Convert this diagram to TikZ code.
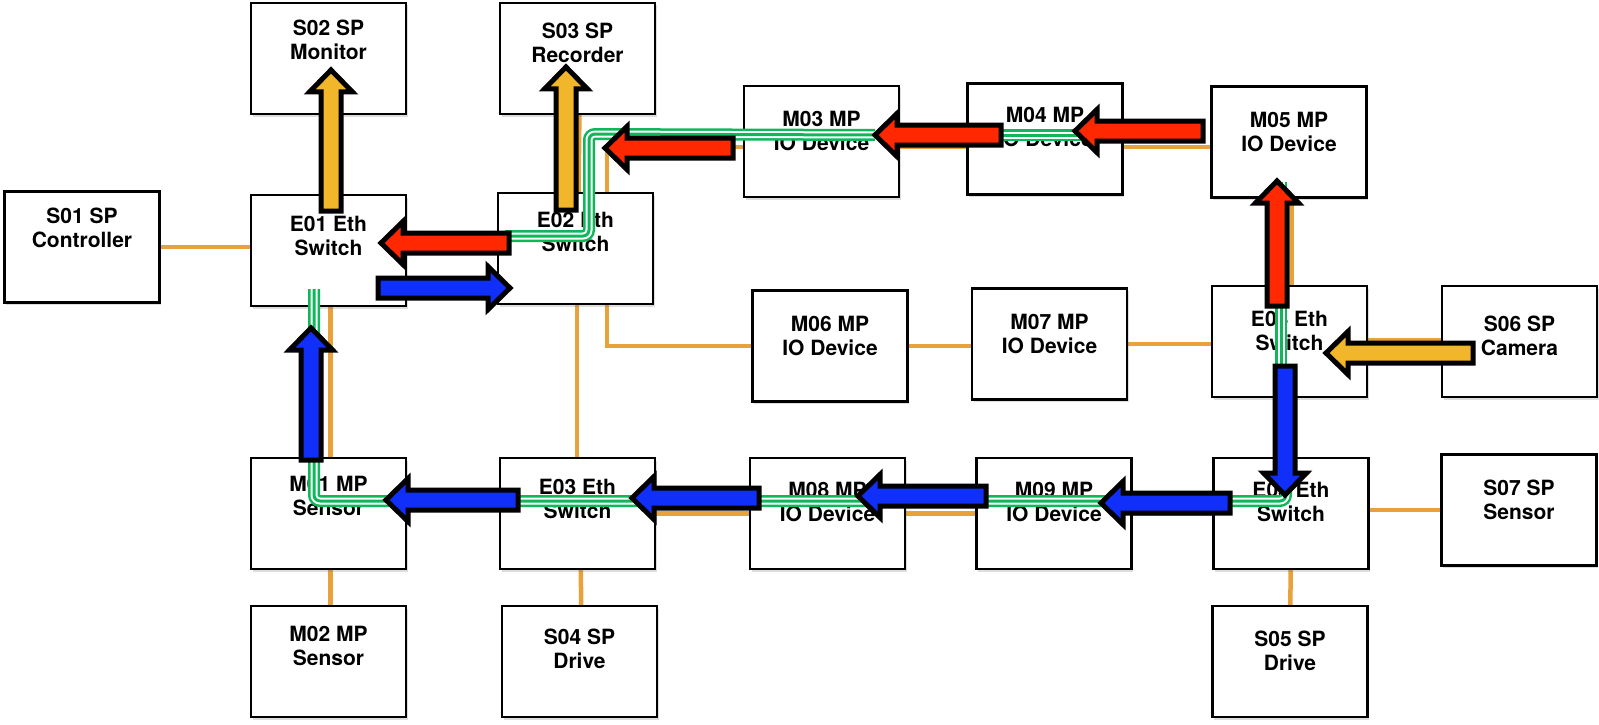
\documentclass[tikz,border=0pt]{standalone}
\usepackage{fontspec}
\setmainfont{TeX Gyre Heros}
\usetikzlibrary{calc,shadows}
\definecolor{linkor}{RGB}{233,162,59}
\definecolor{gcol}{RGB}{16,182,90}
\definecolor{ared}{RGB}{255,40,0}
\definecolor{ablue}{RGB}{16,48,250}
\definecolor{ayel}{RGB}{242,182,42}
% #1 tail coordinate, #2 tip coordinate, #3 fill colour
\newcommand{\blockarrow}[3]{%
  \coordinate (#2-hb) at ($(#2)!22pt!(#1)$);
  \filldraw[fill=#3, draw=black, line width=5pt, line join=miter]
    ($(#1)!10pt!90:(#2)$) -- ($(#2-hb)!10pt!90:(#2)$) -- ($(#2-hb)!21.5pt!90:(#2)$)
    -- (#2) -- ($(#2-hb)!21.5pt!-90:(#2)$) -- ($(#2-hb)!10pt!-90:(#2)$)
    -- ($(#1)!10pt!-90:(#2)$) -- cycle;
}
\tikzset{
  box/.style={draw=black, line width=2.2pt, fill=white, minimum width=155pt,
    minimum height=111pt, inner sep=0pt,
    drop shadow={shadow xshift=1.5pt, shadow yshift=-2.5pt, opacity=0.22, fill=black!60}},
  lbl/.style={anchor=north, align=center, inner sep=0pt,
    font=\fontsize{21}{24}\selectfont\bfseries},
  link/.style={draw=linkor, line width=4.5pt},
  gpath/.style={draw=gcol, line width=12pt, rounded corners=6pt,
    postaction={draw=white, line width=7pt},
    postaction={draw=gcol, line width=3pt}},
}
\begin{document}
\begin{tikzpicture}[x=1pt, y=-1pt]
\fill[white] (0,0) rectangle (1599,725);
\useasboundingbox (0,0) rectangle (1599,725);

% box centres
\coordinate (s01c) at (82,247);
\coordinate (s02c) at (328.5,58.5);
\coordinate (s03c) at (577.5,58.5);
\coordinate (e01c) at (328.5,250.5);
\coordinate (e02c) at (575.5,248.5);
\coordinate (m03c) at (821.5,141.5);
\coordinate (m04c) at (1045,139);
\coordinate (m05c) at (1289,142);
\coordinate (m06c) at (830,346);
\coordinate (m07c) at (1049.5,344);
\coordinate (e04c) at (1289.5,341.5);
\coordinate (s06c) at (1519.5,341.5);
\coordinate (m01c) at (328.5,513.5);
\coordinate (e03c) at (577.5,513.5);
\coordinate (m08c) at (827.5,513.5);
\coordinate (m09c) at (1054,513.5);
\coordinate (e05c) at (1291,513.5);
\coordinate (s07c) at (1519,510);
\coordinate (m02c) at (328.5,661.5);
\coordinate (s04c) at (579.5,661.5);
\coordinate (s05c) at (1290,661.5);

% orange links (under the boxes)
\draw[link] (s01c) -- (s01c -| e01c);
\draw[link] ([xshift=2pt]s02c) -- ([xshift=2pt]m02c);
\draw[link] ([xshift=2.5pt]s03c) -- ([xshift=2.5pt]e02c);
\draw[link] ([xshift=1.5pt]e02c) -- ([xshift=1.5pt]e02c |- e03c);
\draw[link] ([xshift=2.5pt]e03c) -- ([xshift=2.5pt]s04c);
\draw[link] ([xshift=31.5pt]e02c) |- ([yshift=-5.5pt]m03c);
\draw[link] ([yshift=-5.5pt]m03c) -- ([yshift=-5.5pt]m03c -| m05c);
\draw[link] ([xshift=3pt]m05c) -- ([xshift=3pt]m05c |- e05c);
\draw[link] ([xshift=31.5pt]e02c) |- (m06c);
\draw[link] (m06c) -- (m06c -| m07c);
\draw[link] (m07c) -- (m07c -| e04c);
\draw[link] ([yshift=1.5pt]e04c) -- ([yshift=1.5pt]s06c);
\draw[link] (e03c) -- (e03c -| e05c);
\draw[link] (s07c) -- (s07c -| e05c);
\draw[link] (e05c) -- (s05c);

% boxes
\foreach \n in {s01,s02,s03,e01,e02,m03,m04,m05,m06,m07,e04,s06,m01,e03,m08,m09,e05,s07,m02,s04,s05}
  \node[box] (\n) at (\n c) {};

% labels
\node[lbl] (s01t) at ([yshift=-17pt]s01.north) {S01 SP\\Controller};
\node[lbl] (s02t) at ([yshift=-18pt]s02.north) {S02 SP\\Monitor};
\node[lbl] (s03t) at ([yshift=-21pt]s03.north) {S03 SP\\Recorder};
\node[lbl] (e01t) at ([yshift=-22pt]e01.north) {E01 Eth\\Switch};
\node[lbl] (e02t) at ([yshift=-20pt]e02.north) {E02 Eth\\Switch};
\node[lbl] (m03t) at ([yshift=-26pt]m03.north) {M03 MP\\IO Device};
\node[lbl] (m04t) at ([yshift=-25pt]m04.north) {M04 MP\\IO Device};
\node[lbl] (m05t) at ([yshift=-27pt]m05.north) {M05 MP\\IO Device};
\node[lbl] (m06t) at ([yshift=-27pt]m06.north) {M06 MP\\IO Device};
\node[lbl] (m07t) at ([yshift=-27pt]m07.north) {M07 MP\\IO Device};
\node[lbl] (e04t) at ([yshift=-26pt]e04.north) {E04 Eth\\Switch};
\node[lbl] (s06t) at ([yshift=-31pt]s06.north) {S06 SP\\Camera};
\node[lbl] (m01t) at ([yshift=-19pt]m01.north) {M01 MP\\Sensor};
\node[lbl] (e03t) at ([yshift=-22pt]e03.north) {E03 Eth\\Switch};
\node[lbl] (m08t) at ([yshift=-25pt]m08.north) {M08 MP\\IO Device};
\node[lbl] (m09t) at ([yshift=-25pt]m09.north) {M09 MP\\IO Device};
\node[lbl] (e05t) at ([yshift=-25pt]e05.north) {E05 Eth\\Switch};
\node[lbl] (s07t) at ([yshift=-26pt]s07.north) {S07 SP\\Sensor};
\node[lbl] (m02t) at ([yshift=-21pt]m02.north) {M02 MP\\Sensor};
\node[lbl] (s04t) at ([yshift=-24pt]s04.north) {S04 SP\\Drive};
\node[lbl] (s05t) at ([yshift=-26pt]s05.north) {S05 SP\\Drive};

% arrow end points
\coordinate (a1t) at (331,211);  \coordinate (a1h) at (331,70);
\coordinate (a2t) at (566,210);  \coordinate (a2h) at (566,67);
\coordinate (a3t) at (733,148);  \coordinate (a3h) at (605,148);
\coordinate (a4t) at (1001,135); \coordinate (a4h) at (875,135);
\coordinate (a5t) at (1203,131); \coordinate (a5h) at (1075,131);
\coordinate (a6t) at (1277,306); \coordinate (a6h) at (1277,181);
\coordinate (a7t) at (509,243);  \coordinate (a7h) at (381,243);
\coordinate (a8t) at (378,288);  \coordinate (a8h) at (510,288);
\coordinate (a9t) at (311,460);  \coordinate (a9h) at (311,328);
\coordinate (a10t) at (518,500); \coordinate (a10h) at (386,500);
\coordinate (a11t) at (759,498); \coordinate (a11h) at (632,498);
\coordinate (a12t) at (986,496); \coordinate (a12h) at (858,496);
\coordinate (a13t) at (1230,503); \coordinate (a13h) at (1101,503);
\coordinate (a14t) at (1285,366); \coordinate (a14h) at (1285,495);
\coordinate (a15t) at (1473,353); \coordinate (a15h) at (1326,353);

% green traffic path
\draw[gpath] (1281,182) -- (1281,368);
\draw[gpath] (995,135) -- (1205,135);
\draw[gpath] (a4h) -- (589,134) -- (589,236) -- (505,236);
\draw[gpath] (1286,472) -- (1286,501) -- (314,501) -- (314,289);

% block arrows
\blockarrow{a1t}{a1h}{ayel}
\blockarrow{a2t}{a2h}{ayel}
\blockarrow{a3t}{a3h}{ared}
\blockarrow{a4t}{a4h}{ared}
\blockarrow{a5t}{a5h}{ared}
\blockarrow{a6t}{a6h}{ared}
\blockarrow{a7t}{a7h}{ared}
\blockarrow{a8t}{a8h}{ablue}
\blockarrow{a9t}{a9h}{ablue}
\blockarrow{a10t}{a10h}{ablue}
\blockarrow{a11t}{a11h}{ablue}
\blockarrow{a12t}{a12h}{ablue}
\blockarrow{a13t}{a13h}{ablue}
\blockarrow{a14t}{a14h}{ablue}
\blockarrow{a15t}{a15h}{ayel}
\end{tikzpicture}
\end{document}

------------

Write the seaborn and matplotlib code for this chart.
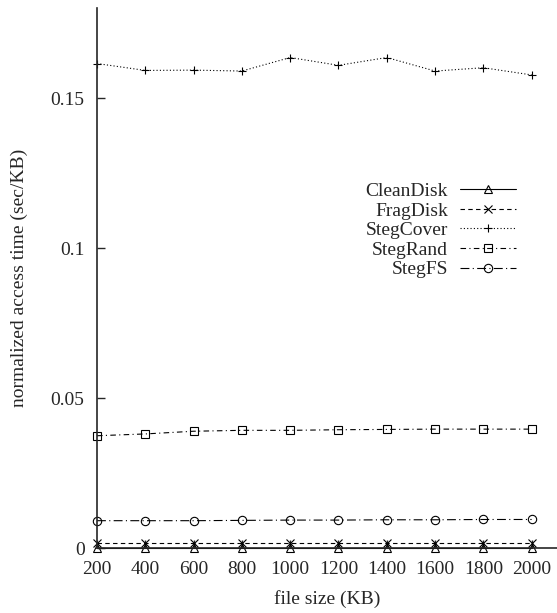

------------

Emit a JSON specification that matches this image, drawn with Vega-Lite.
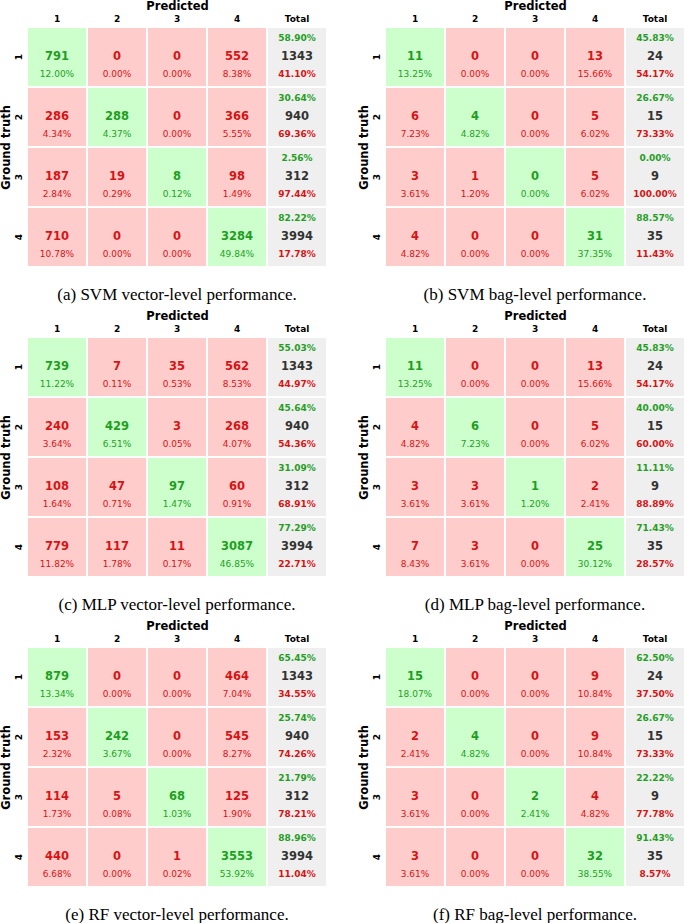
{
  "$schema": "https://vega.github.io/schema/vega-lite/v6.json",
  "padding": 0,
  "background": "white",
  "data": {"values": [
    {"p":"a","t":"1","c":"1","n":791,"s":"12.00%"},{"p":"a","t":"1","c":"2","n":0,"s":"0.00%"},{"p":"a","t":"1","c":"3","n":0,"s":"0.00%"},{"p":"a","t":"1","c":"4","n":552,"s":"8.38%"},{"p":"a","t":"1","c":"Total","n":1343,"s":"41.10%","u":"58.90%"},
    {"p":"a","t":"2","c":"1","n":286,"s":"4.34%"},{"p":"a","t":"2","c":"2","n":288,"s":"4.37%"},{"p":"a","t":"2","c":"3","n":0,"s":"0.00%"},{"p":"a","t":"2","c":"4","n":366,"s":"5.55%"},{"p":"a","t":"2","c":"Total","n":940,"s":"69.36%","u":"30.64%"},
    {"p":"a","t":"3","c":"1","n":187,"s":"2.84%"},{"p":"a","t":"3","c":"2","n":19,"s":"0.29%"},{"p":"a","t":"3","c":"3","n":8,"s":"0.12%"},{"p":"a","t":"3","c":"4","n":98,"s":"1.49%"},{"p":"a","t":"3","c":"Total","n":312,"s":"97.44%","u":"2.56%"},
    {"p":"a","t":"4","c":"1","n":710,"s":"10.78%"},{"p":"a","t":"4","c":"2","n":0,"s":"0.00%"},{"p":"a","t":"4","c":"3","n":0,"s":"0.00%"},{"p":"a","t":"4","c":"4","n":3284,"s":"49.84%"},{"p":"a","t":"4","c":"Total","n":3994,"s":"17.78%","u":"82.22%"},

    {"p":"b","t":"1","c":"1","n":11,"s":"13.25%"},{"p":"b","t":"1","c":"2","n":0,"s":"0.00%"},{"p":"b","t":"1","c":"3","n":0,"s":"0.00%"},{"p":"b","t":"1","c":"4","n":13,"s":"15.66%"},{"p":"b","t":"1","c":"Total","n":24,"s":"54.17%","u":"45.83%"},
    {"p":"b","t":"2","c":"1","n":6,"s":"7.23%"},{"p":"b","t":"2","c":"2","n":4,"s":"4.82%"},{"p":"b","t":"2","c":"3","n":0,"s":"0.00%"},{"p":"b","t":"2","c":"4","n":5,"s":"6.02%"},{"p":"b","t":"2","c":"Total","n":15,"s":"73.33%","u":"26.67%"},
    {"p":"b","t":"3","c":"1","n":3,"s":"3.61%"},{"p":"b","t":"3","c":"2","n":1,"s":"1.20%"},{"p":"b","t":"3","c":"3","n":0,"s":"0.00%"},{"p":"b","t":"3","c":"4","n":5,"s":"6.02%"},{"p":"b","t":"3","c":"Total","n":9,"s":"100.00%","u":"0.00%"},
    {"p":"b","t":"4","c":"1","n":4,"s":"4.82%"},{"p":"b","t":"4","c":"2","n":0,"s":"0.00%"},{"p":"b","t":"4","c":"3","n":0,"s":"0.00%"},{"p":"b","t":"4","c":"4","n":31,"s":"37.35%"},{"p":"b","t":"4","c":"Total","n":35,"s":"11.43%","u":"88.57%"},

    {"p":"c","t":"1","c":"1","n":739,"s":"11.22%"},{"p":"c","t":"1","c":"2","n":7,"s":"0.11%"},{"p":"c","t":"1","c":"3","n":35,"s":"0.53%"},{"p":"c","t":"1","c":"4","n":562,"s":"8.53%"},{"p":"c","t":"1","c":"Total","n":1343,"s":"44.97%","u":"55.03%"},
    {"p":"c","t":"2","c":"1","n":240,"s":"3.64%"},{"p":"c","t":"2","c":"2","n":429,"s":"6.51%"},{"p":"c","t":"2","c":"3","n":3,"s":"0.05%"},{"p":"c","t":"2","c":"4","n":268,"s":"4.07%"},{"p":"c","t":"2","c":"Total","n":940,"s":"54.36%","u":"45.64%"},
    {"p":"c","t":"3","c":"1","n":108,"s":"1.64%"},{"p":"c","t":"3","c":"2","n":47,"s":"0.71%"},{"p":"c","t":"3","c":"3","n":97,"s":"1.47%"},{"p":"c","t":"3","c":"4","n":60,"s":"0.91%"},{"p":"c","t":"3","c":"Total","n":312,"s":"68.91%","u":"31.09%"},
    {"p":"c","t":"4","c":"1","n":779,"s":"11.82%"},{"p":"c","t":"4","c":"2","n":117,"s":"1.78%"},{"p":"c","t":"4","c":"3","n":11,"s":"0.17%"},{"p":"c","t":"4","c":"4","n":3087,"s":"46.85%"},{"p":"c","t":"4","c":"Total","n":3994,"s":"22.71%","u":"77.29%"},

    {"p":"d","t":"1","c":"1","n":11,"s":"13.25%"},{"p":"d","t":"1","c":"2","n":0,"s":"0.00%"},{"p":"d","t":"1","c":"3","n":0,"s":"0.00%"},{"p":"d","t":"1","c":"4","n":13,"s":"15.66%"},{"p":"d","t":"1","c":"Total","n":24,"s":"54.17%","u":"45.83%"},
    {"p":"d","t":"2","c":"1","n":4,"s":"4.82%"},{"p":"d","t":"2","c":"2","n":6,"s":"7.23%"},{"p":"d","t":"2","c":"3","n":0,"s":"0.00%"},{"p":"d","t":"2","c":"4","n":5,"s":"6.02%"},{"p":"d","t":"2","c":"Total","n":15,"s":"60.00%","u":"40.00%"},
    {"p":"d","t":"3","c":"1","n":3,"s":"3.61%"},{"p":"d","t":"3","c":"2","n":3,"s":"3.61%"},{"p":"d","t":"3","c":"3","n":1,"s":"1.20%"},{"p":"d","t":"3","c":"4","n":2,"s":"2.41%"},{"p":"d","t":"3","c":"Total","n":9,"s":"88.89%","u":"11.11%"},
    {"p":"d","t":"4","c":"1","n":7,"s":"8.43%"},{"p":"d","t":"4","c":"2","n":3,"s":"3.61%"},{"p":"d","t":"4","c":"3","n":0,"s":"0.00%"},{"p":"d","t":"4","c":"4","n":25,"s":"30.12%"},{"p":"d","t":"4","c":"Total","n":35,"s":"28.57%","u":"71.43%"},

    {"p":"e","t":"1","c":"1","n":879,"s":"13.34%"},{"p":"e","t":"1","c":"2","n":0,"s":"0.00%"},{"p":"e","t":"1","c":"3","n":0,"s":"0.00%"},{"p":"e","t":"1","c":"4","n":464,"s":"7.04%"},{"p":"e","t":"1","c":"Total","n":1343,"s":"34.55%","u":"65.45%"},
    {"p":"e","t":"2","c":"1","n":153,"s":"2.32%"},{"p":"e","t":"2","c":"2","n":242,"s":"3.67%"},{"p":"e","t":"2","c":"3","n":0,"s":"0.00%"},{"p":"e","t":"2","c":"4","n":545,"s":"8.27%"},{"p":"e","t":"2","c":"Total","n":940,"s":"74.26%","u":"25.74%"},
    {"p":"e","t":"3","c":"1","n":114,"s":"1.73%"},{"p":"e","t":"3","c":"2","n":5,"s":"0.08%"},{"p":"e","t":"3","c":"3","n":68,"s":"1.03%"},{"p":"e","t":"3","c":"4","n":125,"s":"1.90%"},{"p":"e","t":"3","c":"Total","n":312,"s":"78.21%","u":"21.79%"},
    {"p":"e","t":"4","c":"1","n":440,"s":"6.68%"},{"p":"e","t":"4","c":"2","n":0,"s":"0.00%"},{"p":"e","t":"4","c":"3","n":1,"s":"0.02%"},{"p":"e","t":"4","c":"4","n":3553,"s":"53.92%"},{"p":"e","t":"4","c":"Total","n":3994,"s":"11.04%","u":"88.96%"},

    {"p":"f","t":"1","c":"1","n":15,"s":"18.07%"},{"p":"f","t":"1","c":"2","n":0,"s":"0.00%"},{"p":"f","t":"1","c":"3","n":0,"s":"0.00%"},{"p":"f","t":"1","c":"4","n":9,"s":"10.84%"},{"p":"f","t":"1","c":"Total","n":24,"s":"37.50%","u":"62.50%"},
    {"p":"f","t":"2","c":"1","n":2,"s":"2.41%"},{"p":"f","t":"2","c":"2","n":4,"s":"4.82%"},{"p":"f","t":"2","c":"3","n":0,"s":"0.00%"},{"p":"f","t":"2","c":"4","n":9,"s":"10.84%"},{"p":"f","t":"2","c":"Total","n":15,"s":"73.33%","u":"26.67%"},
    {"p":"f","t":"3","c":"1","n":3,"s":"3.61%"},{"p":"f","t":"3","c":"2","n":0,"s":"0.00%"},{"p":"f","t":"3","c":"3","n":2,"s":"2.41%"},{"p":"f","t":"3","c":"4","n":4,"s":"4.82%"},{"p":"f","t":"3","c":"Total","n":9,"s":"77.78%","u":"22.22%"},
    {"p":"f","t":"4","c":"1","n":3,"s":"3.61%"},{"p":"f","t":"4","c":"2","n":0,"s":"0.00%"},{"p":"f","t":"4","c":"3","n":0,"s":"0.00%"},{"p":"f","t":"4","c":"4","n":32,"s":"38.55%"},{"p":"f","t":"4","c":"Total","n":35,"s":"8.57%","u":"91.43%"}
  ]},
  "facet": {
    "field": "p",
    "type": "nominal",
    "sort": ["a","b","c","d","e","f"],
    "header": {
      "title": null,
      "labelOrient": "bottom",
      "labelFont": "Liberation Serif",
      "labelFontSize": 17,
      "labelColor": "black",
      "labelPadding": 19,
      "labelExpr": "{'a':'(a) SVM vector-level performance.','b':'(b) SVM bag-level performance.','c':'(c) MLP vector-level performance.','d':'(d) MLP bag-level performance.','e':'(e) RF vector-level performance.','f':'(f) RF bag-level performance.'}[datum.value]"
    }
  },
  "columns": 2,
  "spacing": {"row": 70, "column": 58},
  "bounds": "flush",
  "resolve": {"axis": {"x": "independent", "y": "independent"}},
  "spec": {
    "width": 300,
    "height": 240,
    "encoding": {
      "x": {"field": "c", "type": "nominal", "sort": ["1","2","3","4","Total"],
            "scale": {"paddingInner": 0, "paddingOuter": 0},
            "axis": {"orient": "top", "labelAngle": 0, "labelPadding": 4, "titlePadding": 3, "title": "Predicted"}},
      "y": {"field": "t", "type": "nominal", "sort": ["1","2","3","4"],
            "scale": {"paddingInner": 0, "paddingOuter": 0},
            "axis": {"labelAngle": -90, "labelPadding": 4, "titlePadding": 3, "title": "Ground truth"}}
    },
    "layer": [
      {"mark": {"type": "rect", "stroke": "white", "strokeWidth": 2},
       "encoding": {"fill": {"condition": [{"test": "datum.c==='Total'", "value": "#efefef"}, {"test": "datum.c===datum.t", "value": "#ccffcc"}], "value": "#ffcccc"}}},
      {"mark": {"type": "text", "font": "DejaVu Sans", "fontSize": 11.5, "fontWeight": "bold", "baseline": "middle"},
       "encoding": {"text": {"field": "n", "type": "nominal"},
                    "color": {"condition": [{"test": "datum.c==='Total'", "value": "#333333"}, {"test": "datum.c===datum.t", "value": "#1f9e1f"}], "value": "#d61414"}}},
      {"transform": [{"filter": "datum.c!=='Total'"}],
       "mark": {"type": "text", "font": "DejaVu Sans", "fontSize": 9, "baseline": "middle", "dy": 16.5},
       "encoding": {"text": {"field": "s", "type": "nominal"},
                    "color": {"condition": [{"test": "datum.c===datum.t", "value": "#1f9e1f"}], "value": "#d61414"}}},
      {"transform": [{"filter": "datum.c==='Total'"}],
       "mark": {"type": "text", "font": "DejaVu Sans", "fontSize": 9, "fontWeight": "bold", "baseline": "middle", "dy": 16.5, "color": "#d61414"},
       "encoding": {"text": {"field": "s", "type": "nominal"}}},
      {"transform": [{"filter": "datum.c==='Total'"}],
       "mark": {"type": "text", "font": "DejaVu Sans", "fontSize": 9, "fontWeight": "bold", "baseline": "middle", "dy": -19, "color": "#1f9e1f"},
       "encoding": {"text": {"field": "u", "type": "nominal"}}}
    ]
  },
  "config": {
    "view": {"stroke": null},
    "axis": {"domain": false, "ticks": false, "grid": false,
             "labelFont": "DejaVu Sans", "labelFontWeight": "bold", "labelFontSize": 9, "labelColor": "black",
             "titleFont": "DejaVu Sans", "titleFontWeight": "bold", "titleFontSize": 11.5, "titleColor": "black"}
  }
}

------------

Task to complete:
Go through the data and gather every line that holds "code".

Right answer:
Convert this diagram to TikZ code.
Write the seaborn and matplotlib code for this chart.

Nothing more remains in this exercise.